=== RAW DATA ===
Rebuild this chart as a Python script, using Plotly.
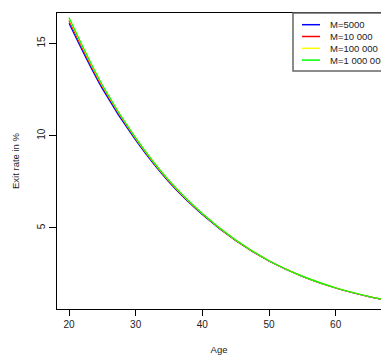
import plotly.graph_objects as go

ages = [20, 25, 30, 35, 40, 45, 50, 55, 60, 65, 67]
m5000 = [16.10, 12.55, 9.75, 7.48, 5.72, 4.31, 3.20, 2.37, 1.74, 1.27, 1.12]
m10000 = [16.25, 12.65, 9.82, 7.52, 5.75, 4.32, 3.21, 2.37, 1.74, 1.27, 1.12]
m100000 = [16.35, 12.72, 9.87, 7.56, 5.77, 4.34, 3.22, 2.38, 1.75, 1.28, 1.13]
m1000000 = [16.40, 12.75, 9.88, 7.57, 5.78, 4.34, 3.22, 2.38, 1.75, 1.28, 1.13]

series = [
    ("M=5000", m5000, "#0000FF"),
    ("M=10 000", m10000, "#FF0000"),
    ("M=100 000", m100000, "#FFFF00"),
    ("M=1 000 000", m1000000, "#00FF00"),
]

x_ticks = [20, 30, 40, 50, 60]
y_ticks = [5, 10, 15]

FONT = "Liberation Sans, Arial, sans-serif"

W, H = 381, 355
ML, MT, MB, MR = 57, 13, 46, 0
PW, PH = W - ML - MR, H - MT - MB


def px(xp):
    return (xp - ML) / PW


def py(yp):
    return (H - MB - yp) / PH


fig = go.Figure()
for name, vals, col in series:
    fig.add_trace(go.Scatter(x=ages, y=vals, mode="lines", name=name, showlegend=False,
                             line=dict(color=col, width=1.2, shape="spline")))

# manual legend (R-style, compact rows)
shapes = [dict(type="rect", xref="paper", yref="paper", layer="above",
               x0=px(293), x1=px(420), y0=py(71), y1=py(13),
               fillcolor="white", line=dict(color="#666", width=1.5))]
annotations = []
row_y = [24.7, 36.5, 48.3, 60.1]
for (name, vals, col), ry in zip(series, row_y):
    shapes.append(dict(type="line", xref="paper", yref="paper", layer="above",
                       x0=px(302), x1=px(320), y0=py(ry), y1=py(ry),
                       line=dict(color=col, width=1.5)))
    annotations.append(dict(xref="paper", yref="paper", x=px(328), y=py(ry),
                            xanchor="left", yanchor="middle", text=name, showarrow=False,
                            font=dict(family=FONT, size=9.5, color="#222")))

fig.update_layout(
    width=W, height=H,
    margin=dict(l=ML, r=MR, t=MT, b=MB, autoexpand=False),
    paper_bgcolor="white", plot_bgcolor="white",
    font=dict(family=FONT, size=10, color="#222"),
    showlegend=False,
    shapes=shapes,
    annotations=annotations,
    xaxis=dict(range=[18.2, 66.8], tickvals=x_ticks, showgrid=False, zeroline=False,
               showline=True, linecolor="black", linewidth=1.2, mirror=True,
               ticks="outside", ticklen=6, tickcolor="black",
               title=dict(text="Age", font=dict(size=9.5), standoff=21)),
    yaxis=dict(range=[0.6, 16.65], tickvals=y_ticks, showgrid=False, zeroline=False,
               showline=True, linecolor="black", linewidth=1.2,
               ticks="outside", ticklen=7, tickcolor="black", tickangle=-90,
               title=dict(text="Exit rate in %", font=dict(size=9.5), standoff=14)),
)

fig.write_html("out.html")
===
Transcribe the full listing character for character. Pictures are excluded.

__OUTPUT OF THE TASK__.
Rebuild this chart as a Python script, using Plotly.
import plotly.graph_objects as go

ages = [20, 25, 30, 35, 40, 45, 50, 55, 60, 65, 67]
m5000 = [16.10, 12.55, 9.75, 7.48, 5.72, 4.31, 3.20, 2.37, 1.74, 1.27, 1.12]
m10000 = [16.25, 12.65, 9.82, 7.52, 5.75, 4.32, 3.21, 2.37, 1.74, 1.27, 1.12]
m100000 = [16.35, 12.72, 9.87, 7.56, 5.77, 4.34, 3.22, 2.38, 1.75, 1.28, 1.13]
m1000000 = [16.40, 12.75, 9.88, 7.57, 5.78, 4.34, 3.22, 2.38, 1.75, 1.28, 1.13]

series = [
    ("M=5000", m5000, "#0000FF"),
    ("M=10 000", m10000, "#FF0000"),
    ("M=100 000", m100000, "#FFFF00"),
    ("M=1 000 000", m1000000, "#00FF00"),
]

x_ticks = [20, 30, 40, 50, 60]
y_ticks = [5, 10, 15]

FONT = "Liberation Sans, Arial, sans-serif"

W, H = 381, 355
ML, MT, MB, MR = 57, 13, 46, 0
PW, PH = W - ML - MR, H - MT - MB


def px(xp):
    return (xp - ML) / PW


def py(yp):
    return (H - MB - yp) / PH


fig = go.Figure()
for name, vals, col in series:
    fig.add_trace(go.Scatter(x=ages, y=vals, mode="lines", name=name, showlegend=False,
                             line=dict(color=col, width=1.2, shape="spline")))

# manual legend (R-style, compact rows)
shapes = [dict(type="rect", xref="paper", yref="paper", layer="above",
               x0=px(293), x1=px(420), y0=py(71), y1=py(13),
               fillcolor="white", line=dict(color="#666", width=1.5))]
annotations = []
row_y = [24.7, 36.5, 48.3, 60.1]
for (name, vals, col), ry in zip(series, row_y):
    shapes.append(dict(type="line", xref="paper", yref="paper", layer="above",
                       x0=px(302), x1=px(320), y0=py(ry), y1=py(ry),
                       line=dict(color=col, width=1.5)))
    annotations.append(dict(xref="paper", yref="paper", x=px(328), y=py(ry),
                            xanchor="left", yanchor="middle", text=name, showarrow=False,
                            font=dict(family=FONT, size=9.5, color="#222")))

fig.update_layout(
    width=W, height=H,
    margin=dict(l=ML, r=MR, t=MT, b=MB, autoexpand=False),
    paper_bgcolor="white", plot_bgcolor="white",
    font=dict(family=FONT, size=10, color="#222"),
    showlegend=False,
    shapes=shapes,
    annotations=annotations,
    xaxis=dict(range=[18.2, 66.8], tickvals=x_ticks, showgrid=False, zeroline=False,
               showline=True, linecolor="black", linewidth=1.2, mirror=True,
               ticks="outside", ticklen=6, tickcolor="black",
               title=dict(text="Age", font=dict(size=9.5), standoff=21)),
    yaxis=dict(range=[0.6, 16.65], tickvals=y_ticks, showgrid=False, zeroline=False,
               showline=True, linecolor="black", linewidth=1.2,
               ticks="outside", ticklen=7, tickcolor="black", tickangle=-90,
               title=dict(text="Exit rate in %", font=dict(size=9.5), standoff=14)),
)

fig.write_html("out.html")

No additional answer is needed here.